GW mistakenly sent an e-mail letter of acceptance to a number of Early Decision II applicants last Wednesday – after the students had already received a letter of rejection – a top University official said last week.

Executive Dean of Undergraduate Admissions Kathy Napper said Wednesday the mistake affected a “very small number” of applicants. University spokeswoman Michelle Sherrard said Monday evening that the e-mail – sent to some Early Decision II applicants – was sent to “less than 200 applicants.”

Sherrard said the admissions office did not currently have the exact number of mistakenly sent e-mails, and said the “less than 200” figure was Napper’s “best estimate at this point.”

“A very small number of Early Decision 2 applicants received the email in error,” Napper said in an e-mail Wednesday. “We realized the computer glitch soon after it was sent and have already sent an apology email to those students.”

The second e-mail sent to students said: “This afternoon, you received an email from me titled “Important GW Information.” Unfortunately, this email was sent to you in error. We are truly sorry for this confusion regarding your application to GW.” The e-mail also directed the applicants to check their status online.

Senior Vice President for Student and Academic Services Robert Chernak said the mistake happened in part because of the snowfall in the District last week, which caused acceptance packets to be delayed.

“In the normal procedure, after the early decision is made we send an e-mail out and then we follow up with an official package of acceptance. In this situation, the snow really slowed up the delivery of the acceptance packets,” Chernak said. “So Kathy [Napper] felt that it would be a good idea to send an e-mail to those people who were accepted, that was the theory, for Early Decision II. As those instructions went down the chain of command in the admissions office to the operational level, the individual who sent out the e-mail… touched the wrong button on the list.”

Sherrard said as of Jan. 29, the University had received around 825 Early Decision II applicants.

For Early Decision II applicant Elana Jacobson, from West Palm Beach, Fla., the mistake was heartbreaking.

“Someone probably thought someone died,” Jacobson said. “I was sitting in the middle of the hallway crying my eyes out. It was confusing – I didn’t know if I was in the school, rejected, accepted, or deferred.”
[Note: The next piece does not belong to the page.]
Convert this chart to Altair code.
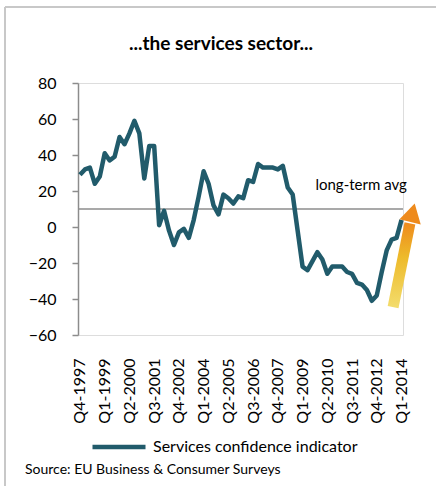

Jacobson said she received an e-mail Feb. 4 telling her to check her online application status – where she learned she was rejected from the University. But last Wednesday, Jacobson received an e-mail congratulating her on her acceptance – an e-mail sent to her by mistake.

“I received an e-mail and it said ‘Congratulations and welcome to the class of 2014, go Colonials,’ ” Jacobson said.

Jacobson said she immediately e-mailed Napper to ask for her admissions status.

“She sent me an e-mail back and said I am truly sorry for the inconvenience, that it was an error and to check your official status online,” Jacobson said.

Jacobson said she was disappointed with the way the “glitch” was handled by the Office of Admissions.

“They either could have given a phone number to call or sent out a voicemail to assist applicants with the problem,” Jacobson said. “Some sort of notification that was more personal than just, ‘Oh, sorry it was an error.’ “

GW is not the first university to make this mistake. Last year, Cornell University’s Office of Financial Aid mistakenly sent an e-mail to 25 rejected students congratulating them on their acceptance, The Cornell Daily Sun reported. In one of the larger incidents last year, the University of California at San Diego, sent acceptance e-mails to all of the 46,377 students who applied for admission, including the 29,000 applicants who were rejected.

Lauren French contributed to this report.